Ukraine passed a law on 9 April 2015 called “On the Condemnation of the Communist and National Socialist (Nazi) Regimes, and Prohibition of Propaganda of their Symbols.” Article 2, Paragraph 1 deserves to be read in full: “Communist totalitarian regime of 1917-1991 in Ukraine is found criminal and the one that exercised the policy of state terror characterized by numerous violations of human rights in the form of individual and mass murders, slaughters, deaths, deportations, tortures, use of forced labour and other forms of mass physical terror, persecution for ethnic, national, religious, political, class, social and other reasons, inflicting mental and physical sufferings via application of psychiatric measures for political purposes, violation of the freedom of conscience, thought, expression, press and lack of political pluralism and due to these reasons it is condemned as incompatible with the fundamental human and citizens’ rights and liberties.” Ukraine was occupied by the evil Muscovy regime from 1917 to 1991. Decommunization is essential to the liberty and the independence of Ukrainians.
Names on the Kyiv metro system are a synopsis of the process of decommunization in Ukraine. Ukraine resumed independence on 24 August 1991. Ukrainian patriots subsequently enjoyed a brief period of success in overturning a few Soviet symbols and names. On 2 February 1993, Dzerzhynska station on the Kyiv metro was renamed as Lybidska. The station had been named after Felix Dzerzhinsky, the Russian Bolshevik murderer who was Director of the Cheka and who was responsible for the mass killings of Ukrainian National Republic soldiers and members of the Ukrainian intelligentsia. The new name of the metro station is taken from the River Lybid (Lybid, and her brothers Kyi, Shchek, and Khoryv are the legendary founders of Kyiv). Although the station was renamed, a large monument to Felix Dzerzhinsky remained in the square outside. After the Revolution of Dignity of 2013-14, some Ukrainian patriots tried to dismantle the statue to the hated secret policeman, but they were unsuccessful. After the decommunization law was passed, state authorities finally removed Dzerzhinsky from the square.

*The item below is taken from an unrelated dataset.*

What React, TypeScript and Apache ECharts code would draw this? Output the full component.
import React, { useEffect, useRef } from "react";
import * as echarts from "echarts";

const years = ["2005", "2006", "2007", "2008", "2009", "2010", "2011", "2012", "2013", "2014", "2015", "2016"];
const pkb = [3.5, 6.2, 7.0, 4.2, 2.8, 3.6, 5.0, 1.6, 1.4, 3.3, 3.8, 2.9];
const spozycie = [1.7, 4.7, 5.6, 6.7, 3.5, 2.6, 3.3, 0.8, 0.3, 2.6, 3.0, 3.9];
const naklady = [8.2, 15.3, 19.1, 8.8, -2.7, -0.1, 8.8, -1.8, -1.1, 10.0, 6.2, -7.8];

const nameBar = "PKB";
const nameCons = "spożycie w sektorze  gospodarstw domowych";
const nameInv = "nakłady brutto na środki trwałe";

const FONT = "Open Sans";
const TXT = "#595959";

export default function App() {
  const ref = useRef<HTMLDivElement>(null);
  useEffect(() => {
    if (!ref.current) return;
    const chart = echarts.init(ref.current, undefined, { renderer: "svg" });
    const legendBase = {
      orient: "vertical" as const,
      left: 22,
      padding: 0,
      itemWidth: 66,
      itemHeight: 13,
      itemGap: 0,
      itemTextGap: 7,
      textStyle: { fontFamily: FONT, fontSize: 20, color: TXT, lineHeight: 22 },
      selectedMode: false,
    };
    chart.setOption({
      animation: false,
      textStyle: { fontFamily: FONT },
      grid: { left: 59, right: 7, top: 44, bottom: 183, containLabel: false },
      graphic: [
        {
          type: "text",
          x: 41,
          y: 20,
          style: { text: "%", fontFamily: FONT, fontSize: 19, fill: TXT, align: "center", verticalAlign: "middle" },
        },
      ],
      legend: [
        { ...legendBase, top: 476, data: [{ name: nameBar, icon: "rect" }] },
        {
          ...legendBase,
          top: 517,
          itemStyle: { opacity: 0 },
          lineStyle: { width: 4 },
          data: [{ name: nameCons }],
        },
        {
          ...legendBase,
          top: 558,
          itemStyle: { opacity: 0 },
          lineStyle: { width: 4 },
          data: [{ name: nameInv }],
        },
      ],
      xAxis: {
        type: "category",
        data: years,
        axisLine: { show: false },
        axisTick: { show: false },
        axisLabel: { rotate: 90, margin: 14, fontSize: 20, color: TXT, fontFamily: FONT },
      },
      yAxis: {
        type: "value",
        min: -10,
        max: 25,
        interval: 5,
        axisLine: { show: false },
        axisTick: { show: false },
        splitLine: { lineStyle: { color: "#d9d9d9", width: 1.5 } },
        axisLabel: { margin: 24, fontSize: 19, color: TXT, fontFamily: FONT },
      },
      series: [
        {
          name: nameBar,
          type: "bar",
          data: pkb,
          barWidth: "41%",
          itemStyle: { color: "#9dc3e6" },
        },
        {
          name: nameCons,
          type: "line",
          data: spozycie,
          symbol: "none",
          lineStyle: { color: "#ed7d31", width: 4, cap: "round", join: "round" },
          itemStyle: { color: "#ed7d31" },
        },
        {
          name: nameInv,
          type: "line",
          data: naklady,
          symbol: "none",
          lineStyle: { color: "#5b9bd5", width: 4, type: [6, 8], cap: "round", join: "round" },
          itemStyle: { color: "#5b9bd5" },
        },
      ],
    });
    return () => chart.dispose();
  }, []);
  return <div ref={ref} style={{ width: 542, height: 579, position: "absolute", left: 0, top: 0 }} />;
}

In the 1990s, decommunization efforts were halted by the transition of the nomenklatura into the oligarchy, which used wealth from stolen Ukrainian state property to become a new, corrupt ruling class. Symbolic of this, many names and monuments remained in Ukraine which glorified the Russian Bolshevik occupation regime. On the Kyiv metro, a station continued to bear the name Petrivka. The station was named for Hryhoriy Petrovsky, a Ukrainian collaborator with the Russian occupiers of Ukraine who was one of the officials responsible for the Holodomor, the famine and genocide of the Ukrainian people of 1932-33 which was planned and executed by the Stalin regime. On 8 February 2018, Kyiv city council voted to rename Petrivka station as Pochaina station. There is a lost river of Kyiv, said to be nearby, called Pochaina. Pochaina metro station is on Stepan Bandera Avenue, which used to be called Moscovsky Avenue.

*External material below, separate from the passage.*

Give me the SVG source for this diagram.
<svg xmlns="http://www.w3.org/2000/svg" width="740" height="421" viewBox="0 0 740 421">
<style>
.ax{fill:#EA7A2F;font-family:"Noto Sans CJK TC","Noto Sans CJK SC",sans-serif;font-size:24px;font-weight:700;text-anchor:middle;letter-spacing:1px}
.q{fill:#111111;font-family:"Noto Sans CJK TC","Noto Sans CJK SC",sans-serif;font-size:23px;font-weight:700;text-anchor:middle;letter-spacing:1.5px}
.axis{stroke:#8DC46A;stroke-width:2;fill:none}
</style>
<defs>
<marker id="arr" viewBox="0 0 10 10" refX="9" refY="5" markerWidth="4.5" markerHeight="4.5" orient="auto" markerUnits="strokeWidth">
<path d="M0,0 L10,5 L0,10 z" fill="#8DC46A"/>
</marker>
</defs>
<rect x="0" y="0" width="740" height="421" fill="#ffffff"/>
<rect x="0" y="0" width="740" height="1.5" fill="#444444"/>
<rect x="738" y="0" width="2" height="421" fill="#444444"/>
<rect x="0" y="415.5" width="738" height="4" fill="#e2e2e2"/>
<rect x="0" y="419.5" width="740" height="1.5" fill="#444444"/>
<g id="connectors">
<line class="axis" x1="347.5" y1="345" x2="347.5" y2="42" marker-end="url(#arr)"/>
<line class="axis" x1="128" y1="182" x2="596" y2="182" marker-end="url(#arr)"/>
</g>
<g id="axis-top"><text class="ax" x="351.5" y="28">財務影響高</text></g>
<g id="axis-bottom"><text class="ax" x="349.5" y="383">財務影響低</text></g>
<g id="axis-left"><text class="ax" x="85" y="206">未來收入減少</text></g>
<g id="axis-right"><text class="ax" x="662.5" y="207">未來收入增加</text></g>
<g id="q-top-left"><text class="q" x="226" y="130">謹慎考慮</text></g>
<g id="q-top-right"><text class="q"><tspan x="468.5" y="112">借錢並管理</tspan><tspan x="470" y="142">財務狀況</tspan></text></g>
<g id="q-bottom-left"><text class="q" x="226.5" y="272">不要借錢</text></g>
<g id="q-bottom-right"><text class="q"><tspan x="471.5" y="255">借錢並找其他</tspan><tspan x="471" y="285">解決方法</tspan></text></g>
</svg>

Ukrainians are recovering from the long nightmare of foreign oppression, and brings to consciousness genuine Ukrainian expressions of nature, of culture, and of history. Tragically, this is not true about the parts of Ukraine that have been invaded and occupied by the Putin regime of state terror since 2014. In Crimea and in parts of Donbas, not only are Communist names, symbols and monuments not being removed, but new ones are being put up. For example, a bust of Stalin was erected in Russian-occupied Luhansk – Stalin, who ordered the Holodomor genocide and killed millions of Ukrainians.
You won’t find a place called Adolf Hitler Platz anywhere in Germany because Germans underwent essential de-Nazification. Now, you won’t find Lenin Street anywhere in free Ukraine because Ukrainians liberated themselves with decommunization. You will find busts of Stalin in Russia-occupied territory and in Russia itself because Russians and the captive nations are slaves.
One of the reasons Ukrainians fought the Revolution of Dignity was to live a normal life. It is not normal to honour foreigners who killed ones own people. It is normal to celebrate ones own natural environment, culture, and history. Decommunization has normalized Ukrainians.